Most of the structural history of the church can be found in detail in Bedfordshire Historical Record Society Volume number 73 of 1994 Bedfordshire Churches in the Nineteenth Century: Part I Parishes A to G, put together by former County Archivist Chris Pickford from numerous sources some held by Bedfordshire Archives & Records Service and some held elsewhere or published.

The bulk of the original Saint Mary’s is 15th century and is Perpendicular in style. The church originally had a 15th century window west of the porch. There was an opening in the base of the south side of the tower and at the top of the tower was a short, lead-covered spire.

The church from the south-west about 1910 [Z1130-51-4]
The church from the south-west about 1910 [Z1130/51/4]

WA was the pseudonym of John Martin, librarian of Woburn Abbey. Either side of 1850, he wrote articles in the Northampton Mercury on the state of Bedfordshire churches. He was a high-churchman and usually vituperative, pompous and sarcastic about the churches he visited, in roughly equal measure, which makes his pieces so entertaining to read. His article on Goldington appeared on 10th April 1852.

“Truth compels us to state that the Church of Goldington exhibits as striking an example of neglect and decay as any already mentioned [in his series of articles]”.

“The roof of the chancel is not ceiled, that is something; but the timber is in very indifferent repair. Large pews crowd the small space, and are as lofty as effectually to secure the worshippers from the view of the congregation in the other part of the church. The altar railing is very bad. The window is in a very dilapidated state. Churchwardens’ usual daubing, here as in the rest of the Church, has not been spared. There are remains of a screen. The attempts at restoration are very miserable, and wretchedly painted. The chancel arch is blocked up by boards, and the perpetrators of this desecration, seem to rejoice in the act by painting their names around a flaming coat of the royal arms fixed on these boards”.

“There are two small transepts disfigured by large pews, in the erection of which will be found relics of the ancient carved wood work which once adorned the building. Whatever want of care is displayed as to the fabric, none was spared here. Large linen cloths are suspended to catch the crumbling ruins of the week. One more gaudy than another was clothed in flaming scarlet and brass nails. A few of the time-honoured open benches remain, affording a marked contrast to the hideous erections of modern days. The materials of the floor, seemingly common tiles, were broken, and the whole pavement in wretched plight. An ugly wooden gallery, with a boarded screen at its back, shut out the western window, thus disfiguring the interior, and depriving it of light and space”.

“The window of the porch was blocked up, and a figure so choked up with whitewash, and otherwise mutilated, as to be hardly discernible”.

“A very miserable stove added to the deplorable condition of the interior”.

The church from the south-west June 2017
The church from the south-west June 2017

“On inquiring of our guide how he accounted for this bad condition, he said he did not know, but he believed “Nobody cared about it”! From this we are led to infer that this parish is suffering from a want of a resident clergyman. All goes wrong, Church and congregation, when this is the case”.
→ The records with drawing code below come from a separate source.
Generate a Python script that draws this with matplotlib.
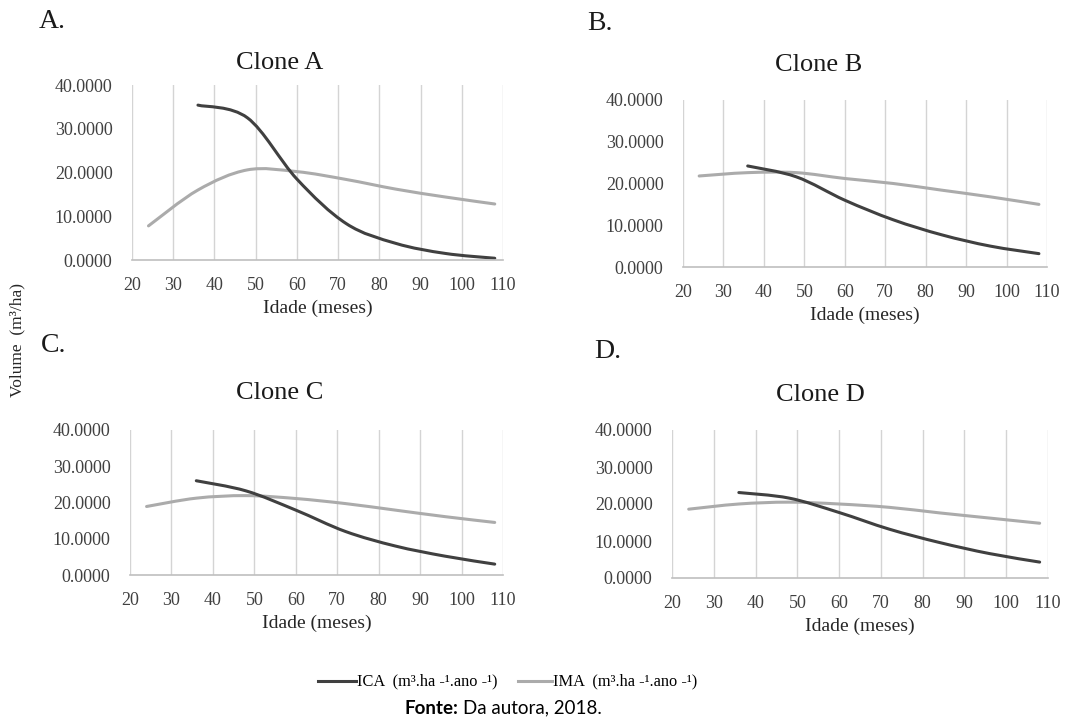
import numpy as np
import matplotlib
matplotlib.use('Agg')
from matplotlib import pyplot as plt
from matplotlib.path import Path
from matplotlib.patches import PathPatch

plt.rcParams['font.family'] = ['Liberation Serif', 'DejaVu Serif']

# idade (meses)
idade_ica = [36, 48, 60, 72, 84, 96, 108]
idade_ima = [24, 36, 48, 60, 72, 84, 96, 108]

# valores
ica_A = [35.4, 32.5, 18.5, 8.3, 3.8, 1.5, 0.4]
ima_A = [7.8, 16.0, 20.6, 20.2, 18.4, 16.2, 14.4, 12.8]
ica_B = [24.2, 21.6, 16.0, 11.3, 7.7, 5.0, 3.2]
ima_B = [21.8, 22.6, 22.6, 21.2, 20.0, 18.4, 16.8, 15.0]
ica_C = [26.0, 23.2, 17.9, 12.0, 8.0, 5.2, 3.0]
ima_C = [18.9, 21.2, 21.9, 21.1, 19.7, 17.9, 16.1, 14.5]
ica_D = [23.1, 21.6, 17.7, 13.2, 9.6, 6.6, 4.3]
ima_D = [18.6, 20.0, 20.5, 20.0, 19.1, 17.6, 16.2, 14.8]

clones = ['Clone A', 'Clone B', 'Clone C', 'Clone D']
letras = ['A.', 'B.', 'C.', 'D.']
ica = [ica_A, ica_B, ica_C, ica_D]
ima = [ima_A, ima_B, ima_C, ima_D]

xticks = list(range(20, 111, 10))
yticks = [0, 10, 20, 30, 40]

cor_ica = '#404040'
cor_ima = '#ababab'


def smooth_line(ax, x, y, color, lw):
    # linha suavizada tipo Excel (bezier catmull-rom)
    x = np.asarray(x, float)
    y = np.asarray(y, float)
    pts = np.column_stack([x, y])
    verts = [pts[0]]
    codes = [Path.MOVETO]
    n = len(pts)
    for i in range(n - 1):
        p0 = pts[i - 1] if i > 0 else pts[i]
        p1 = pts[i]
        p2 = pts[i + 1]
        p3 = pts[i + 2] if i + 2 < n else pts[i + 1]
        c1 = p1 + (p2 - p0) / 6.0
        c2 = p2 - (p3 - p1) / 6.0
        verts += [c1, c2, p2]
        codes += [Path.CURVE4] * 3
    patch = PathPatch(Path(verts, codes), facecolor='none', edgecolor=color,
                      lw=lw, capstyle='round', joinstyle='round')
    ax.add_patch(patch)


fig = plt.figure(figsize=(10.67, 7.24), dpi=100)
W, H = 1067.0, 724.0

# posicoes em pixels: esquerda, topo, direita, base
caixas = [(132, 85, 503, 260), (683, 100, 1047, 267),
          (130, 430, 503, 575), (672, 430, 1048, 578)]
titulos_pos = [(280, 63), (819, 65), (280, 393), (820, 395)]
letras_pos = [(39, 22), (587, 24), (41, 345), (594, 352)]

for k in range(4):
    l, t, r, b = caixas[k]
    ax = fig.add_axes([l / W, 1 - b / H, (r - l) / W, (b - t) / H])
    smooth_line(ax, idade_ima, ima[k], cor_ima, 2.2)
    smooth_line(ax, idade_ica, ica[k], cor_ica, 2.2)
    ax.set_xlim(20, 110)
    ax.set_ylim(0, 40)
    ax.set_xticks(xticks)
    ax.set_yticks(yticks)
    ax.set_yticklabels(['%.4f' % v for v in yticks])
    for xv in xticks:
        ax.axvline(xv, color='#d4d4d4', lw=1, zorder=0)
    for s in ['top', 'right', 'left']:
        ax.spines[s].set_visible(False)
    ax.spines['bottom'].set_color('#bfbfbf')
    ax.spines['bottom'].set_linewidth(1.2)
    ax.tick_params(length=0, labelsize=13, colors='#404040')
    ax.tick_params(axis='y', pad=14)
    ax.tick_params(axis='x', pad=12)
    ax.set_xlabel('Idade (meses)', fontsize=14, color='#262626', labelpad=4)
    fig.text(titulos_pos[k][0] / W, 1 - titulos_pos[k][1] / H, clones[k],
             fontsize=19, ha='center', va='center', color='#1a1a1a')
    fig.text(letras_pos[k][0] / W, 1 - letras_pos[k][1] / H, letras[k],
             fontsize=20, ha='left', va='center', color='#1a1a1a')

fig.text(17 / W, 1 - 340 / H, 'Volume  (m³/ha)', rotation=90, fontsize=12.5,
         ha='center', va='center', color='#262626')

# legenda
ly = 1 - 681 / H
fig.add_artist(plt.Line2D([318 / W, 356 / W], [ly, ly], color=cor_ica, lw=2.2))
fig.text(357 / W, ly, 'ICA  (m³.ha -¹.ano -¹)', fontsize=11.8, va='center', ha='left')
fig.add_artist(plt.Line2D([518 / W, 552 / W], [ly, ly], color=cor_ima, lw=2.2))
fig.text(553 / W, ly, 'IMA  (m³.ha -¹.ano -¹)', fontsize=11.8, va='center', ha='left')

# fonte
fy = 1 - 708 / H
fig.text(458 / W, fy, 'Fonte:', fontsize=13.5, fontweight='bold', ha='right',
         va='center', family=['Lato', 'DejaVu Sans'])
fig.text(463 / W, fy, 'Da autora, 2018.', fontsize=13.5, ha='left',
         va='center', family=['Lato', 'DejaVu Sans'])

fig.savefig('out.png', dpi=100)
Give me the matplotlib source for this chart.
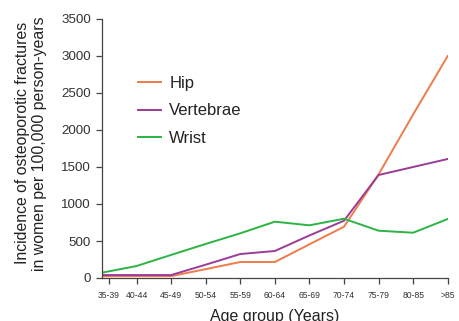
import numpy as np
import matplotlib
matplotlib.use("Agg")
import matplotlib.pyplot as plt

plt.rcParams['font.family'] = ['Liberation Sans', 'DejaVu Sans']

age_groups = ["35-39", "40-44", "45-49", "50-54", "55-59", "60-64",
              "65-69", "70-74", "75-79", "80-85", ">85"]
hip = [25, 25, 25, 120, 216, 216, 455, 693, 1400, 2210, 3000]
vertebrae = [40, 40, 40, 180, 324, 365, 575, 774, 1392, 1500, 1608]
wrist = [72, 162, 312, 460, 604, 761, 712, 801, 639, 612, 797]

colors = {"Hip": "#EF7B4B", "Vertebrae": "#9B3C96", "Wrist": "#2BB443"}

fig = plt.figure(figsize=(4.59, 3.21), dpi=100)
ax = fig.add_axes([102/459, 1-278/321, 345.7/459, 259/321])

x = np.arange(len(age_groups))
ax.plot(x, hip, color=colors["Hip"], lw=1.4, label="Hip")
ax.plot(x, vertebrae, color=colors["Vertebrae"], lw=1.4, label="Vertebrae")
ax.plot(x, wrist, color=colors["Wrist"], lw=1.4, label="Wrist")

ax.set_xlim(0, len(age_groups) - 1)
ax.set_ylim(0, 3500)
ax.set_yticks(np.arange(0, 3501, 500))
xt = x.astype(float)
xt[0] = 0.2
ax.set_xticks(xt)
ax.set_xticklabels(age_groups, fontsize=6.2, color="#333333")
ax.tick_params(axis='x', length=4, width=0.9, color="#444444", pad=5)
ax.tick_params(axis='y', length=4, width=0.9, color="#444444", pad=4,
               labelsize=9.6, labelcolor="#333333")

for s in ["top", "right"]:
    ax.spines[s].set_visible(False)
for s in ["left", "bottom"]:
    ax.spines[s].set_color("#444444")
    ax.spines[s].set_linewidth(0.9)

ax.set_ylabel("Incidence of osteoporotic fractures\nin women per 100,000 person-years",
              fontsize=11.4, color="#222222", linespacing=1.2)
ax.yaxis.set_label_coords(-0.158, 0.52)
ax.set_xlabel("Age group (Years)", fontsize=11.5, color="#222222", labelpad=7)

leg = ax.legend(loc="upper left", bbox_to_anchor=(0.105, 0.78), frameon=False,
                fontsize=12, handlelength=1.35, handletextpad=0.5,
                labelspacing=0.75, borderpad=0, borderaxespad=0)
for t in leg.get_texts():
    t.set_color("#222222")

fig.savefig("out.png", dpi=100)
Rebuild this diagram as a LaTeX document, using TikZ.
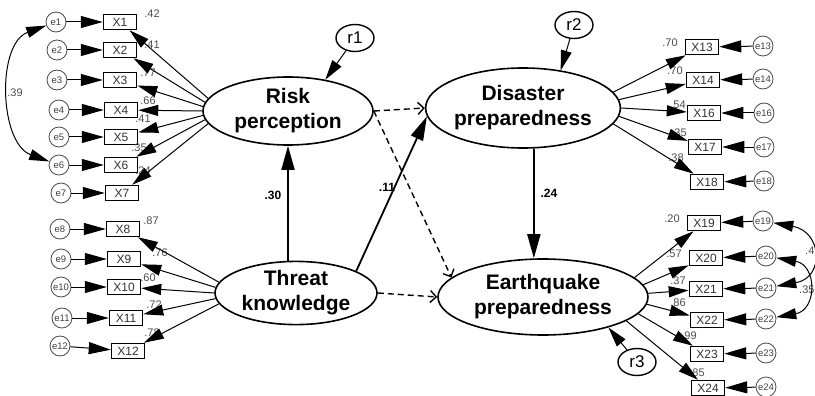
\documentclass[tikz,border=0pt]{standalone}
\usepackage{fontspec}
\setmainfont{Liberation Sans}
\usetikzlibrary{arrows.meta,shapes.geometric}
\begin{document}
\begin{tikzpicture}[x=1pt, y=-1pt,
    latent/.style ={ellipse, draw, line width=1.6pt, inner sep=0pt, align=center,
                    font=\fontsize{21}{25}\selectfont\bfseries},
    resid/.style ={ellipse, draw, line width=1.4pt, minimum width=38pt, minimum height=27pt,
                    inner sep=0pt, font=\fontsize{17}{17}\selectfont},
    item/.style ={rectangle, draw, line width=1.5pt, minimum width=33pt, minimum height=15pt,
                    inner sep=0pt, font=\fontsize{12}{12}\selectfont, text=black!80},
    err/.style ={circle, draw=black!70, line width=0.8pt, minimum size=20pt, inner sep=0pt,
                    font=\fontsize{9.5}{9.5}\selectfont, text=black!75},
    load/.style ={font=\fontsize{11}{11}\selectfont, text=black!70, inner sep=0pt},
    coef/.style ={font=\fontsize{12}{12}\selectfont\bfseries, inner sep=0pt},
    arr/.style ={line width=1pt, -{Triangle[length=20pt,width=11pt]}},
    earr/.style ={line width=1pt, -{Triangle[length=22pt,width=12pt]}},
    cov/.style ={line width=1pt, {Triangle[length=20pt,width=11pt]}-{Triangle[length=20pt,width=11pt]}},
    causal/.style ={line width=1.8pt, -{Triangle[length=24pt,width=13pt]}},
    dashpath/.style ={line width=1.4pt, dash pattern=on 6pt off 4pt,
                    -{Straight Barb[length=6pt,width=12pt]}}]
   \useasboundingbox (0,0) rectangle (815,396);

   % latent variables
   \node[latent, minimum width=170pt, minimum height=68pt] (Risk) at (288,111) {Risk\\perception};
   \node[latent, minimum width=162pt, minimum height=62pt] (Threat) at (296,293) {Threat\\knowledge};
   \node[latent, minimum width=180pt, minimum height=80pt] (Disaster) at (523,108) {Disaster\\preparedness};
   \node[latent, minimum width=210pt, minimum height=76pt] (Quake) at (543,297) {Earthquake\\preparedness};

   \node[resid] (r1) at (355,38) {r1};
   \node[resid] (r2) at (574,25) {r2};
   \node[resid] (r3) at (637,362) {r3};

   % risk perception items
   \node[item] (X1) at (120,22) {X1};
   \node[item] (X2) at (120,50) {X2};
   \node[item] (X3) at (120,80) {X3};
   \node[item] (X4) at (121,110) {X4};
   \node[item] (X5) at (121,137) {X5};
   \node[item] (X6) at (121,165) {X6};
   \node[item] (X7) at (122,193) {X7};
   \node[err] (e1) at (56,22) {e1};
   \node[err] (e2) at (57,50) {e2};
   \node[err] (e3) at (57,80) {e3};
   \node[err] (e4) at (59,110) {e4};
   \node[err] (e5) at (59,137) {e5};
   \node[err] (e6) at (59,165) {e6};
   \node[err] (e7) at (61,193) {e7};

   % threat knowledge items
   \node[item] (X8) at (123,229) {X8};
   \node[item] (X9) at (124,259) {X9};
   \node[item] (X10) at (124,287) {X10};
   \node[item] (X11) at (126,318) {X11};
   \node[item] (X12) at (128,351) {X12};
   \node[err] (e8) at (60,229) {e8};
   \node[err] (e9) at (61,259) {e9};
   \node[err] (e10) at (61,287) {e10};
   \node[err] (e11) at (62,318) {e11};
   \node[err] (e12) at (60,346) {e12};

   % disaster preparedness items
   \node[item] (X13) at (702,47) {X13};
   \node[item] (X14) at (703,80) {X14};
   \node[item] (X16) at (704,113) {X16};
   \node[item] (X17) at (705,147) {X17};
   \node[item] (X18) at (707,182) {X18};
   \node[err] (e13) at (763,46) {e13};
   \node[err] (e14) at (763,79) {e14};
   \node[err] (e16) at (764,113) {e16};
   \node[err] (e17) at (764,147) {e17};
   \node[err] (e18) at (764,181) {e18};

   % earthquake preparedness items
   \node[item] (X19) at (704,223) {X19};
   \node[item] (X20) at (706,258) {X20};
   \node[item] (X21) at (706,289) {X21};
   \node[item] (X22) at (707,320) {X22};
   \node[item] (X23) at (707,354) {X23};
   \node[item] (X24) at (708,388) {X24};
   \node[err] (e19) at (763,221) {e19};
   \node[err] (e20) at (766,256) {e20};
   \node[err] (e21) at (766,288) {e21};
   \node[err] (e22) at (766,319) {e22};
   \node[err] (e23) at (766,353) {e23};
   \node[err] (e24) at (766,387) {e24};

   % loadings
   \node[load] (l1) at (152,14) {.42};
   \node[load] (l2) at (152,45) {.41};
   \node[load] (l3) at (148,73) {.77};
   \node[load] (l4) at (148,101) {.66};
   \node[load] (l5) at (143,119) {.41};
   \node[load] (l6) at (139,148) {.35};
   \node[load] (l7) at (143,171) {.24};
   \node[load] (l8) at (151,221) {.87};
   \node[load] (l9) at (160,253) {.76};
   \node[load] (l10) at (148,278) {.60};
   \node[load] (l11) at (154,305) {.72};
   \node[load] (l12) at (152,333) {.78};
   \node[load] (l13) at (670,43) {.70};
   \node[load] (l14) at (675,71) {.70};
   \node[load] (l16) at (678,105) {.54};
   \node[load] (l17) at (679,133) {.35};
   \node[load] (l18) at (676,158) {.38};
   \node[load] (l19) at (672,219) {.20};
   \node[load] (l20) at (674,254) {.57};
   \node[load] (l21) at (678,281) {.37};
   \node[load] (l22) at (678,303) {.86};
   \node[load] (l23) at (689,336) {.99};
   \node[load] (l24) at (697,373) {.85};
   \node[load] (c1) at (15,93) {.39};
   \node[load, anchor=west] (c2) at (805,251) {.4};
   \node[load, anchor=west] (c3) at (799,290) {.35};

   \node[coef] (b1) at (273,195) {.30};
   \node[coef] (b2) at (387,187) {.11};
   \node[coef] (b3) at (549,193) {.24};

   % loadings arrows
   \draw[arr] (Risk.171) to (X1);
   \draw[arr] (Risk.174) to (X2);
   \draw[arr] (Risk.177) to (X3);
   \draw[arr] (Risk.180) to (X4);
   \draw[arr] (Risk.183) to (X5);
   \draw[arr] (Risk.186) to (X6);
   \draw[arr] (Risk.189) to (X7);
   \draw[arr] (Threat.172) to (X8);
   \draw[arr] (Threat.176) to (X9);
   \draw[arr] (Threat.180) to (X10);
   \draw[arr] (Threat.184) to (X11);
   \draw[arr] (Threat.188) to (X12);
   \draw[arr] (Disaster.10) to (X13);
   \draw[arr] (Disaster.5) to (X14);
   \draw[arr] (Disaster.0) to (X16);
   \draw[arr] (Disaster.-5) to (X17);
   \draw[arr] (Disaster.-10) to (X18);
   \draw[arr] (Quake.12) to (X19);
   \draw[arr] (Quake.7) to (X20);
   \draw[arr] (Quake.2) to (X21);
   \draw[arr] (Quake.-4) to (X22);
   \draw[arr] (Quake.-10) to (X23);
   \draw[arr] (Quake.-16) to (X24);

   % error arrows
   \draw[earr] (e1) to (X1);
   \draw[earr] (e2) to (X2);
   \draw[earr] (e3) to (X3);
   \draw[earr] (e4) to (X4);
   \draw[earr] (e5) to (X5);
   \draw[earr] (e6) to (X6);
   \draw[earr] (e7) to (X7);
   \draw[earr] (e8) to (X8);
   \draw[earr] (e9) to (X9);
   \draw[earr] (e10) to (X10);
   \draw[earr] (e11) to (X11);
   \draw[earr] (e12) to (X12);
   \draw[earr] (e13) to (X13);
   \draw[earr] (e14) to (X14);
   \draw[earr] (e16) to (X16);
   \draw[earr] (e17) to (X17);
   \draw[earr] (e18) to (X18);
   \draw[earr] (e19) to (X19);
   \draw[earr] (e20) to (X20);
   \draw[earr] (e21) to (X21);
   \draw[earr] (e22) to (X22);
   \draw[earr] (e23) to (X23);
   \draw[earr] (e24) to (X24);

   % covariances
   \draw[cov] (e1) to[out=200, in=160] (e6);
   \draw[cov] (e19) to[out=-10, in=10, looseness=2] (e21);
   \draw[cov] (e20) to[out=-10, in=10, looseness=1.8] (e22);

   % residuals
   \draw[arr] (r1) to (Risk.40);
   \draw[arr] (r2) to (Disaster.45);
   \draw[arr] (r3) to (Quake.-25);

   % structural paths
   \draw[causal] (Risk.south |- Threat.north) to (Risk.south);
   \draw[causal] (Threat.20) to (Disaster.185);
   \draw[causal] (Disaster.-75) to (Disaster.-75 |- Quake.north);
   \draw[dashpath] (Risk.east) to (Disaster.west);
   \draw[dashpath] (Risk.east) to (Quake.168);
   \draw[dashpath] (Threat.east) to (Quake.west);

 \end{tikzpicture}
\end{document}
“Externally, the building is almost as bad as the interior. In these days, thanks to Free-trade, every cottager is enabled to purchase glass to repair his cottage at a moderate rate; but here the eastern window was full of broken panes - the mullion of the upper window totally gone”.

“The eastern window, as already mentioned, exhibited more visible marks of ruin when viewed outside”.

Goldington Green from the south June 2017
Goldington Green from the south June 2017

“The village green yet remains, and long may it; but a small watercourse wound its way across by the house, which we were told was the vicar’s, offering certain exhalations, that made us glad it was not the streamlet that flowed round our cot”.

 The church from the south-east June 2017
The church from the south-east June 2017

Whether it was Martin’s criticism or not the “ugly wooden gallery” as well as the small spire on the tower, was removed in 1853. The main restoration took place in 1959 and 1860, the last years of William Monkhouse’s incumbency and life. The architect was James Horsford and he rebuilt and enlarged the north aisle, restored the chancel and provided new pews.

Further repairs to the chancel took place in 1876, including a new roof. In 1879 a new organ was installed, after opposition as it obscured the view of the altar. In 1898 this was rectified by building an organ chamber and vestry on the north side of the chancel.

The church from the north-east June 2017
The church from the north-east June 2017

Another restoration took place in 1948 and 1949. Then in 1955 and 1956 a new nave was built on the site of the old north aisle. Thus the old nave effectively became the south aisle.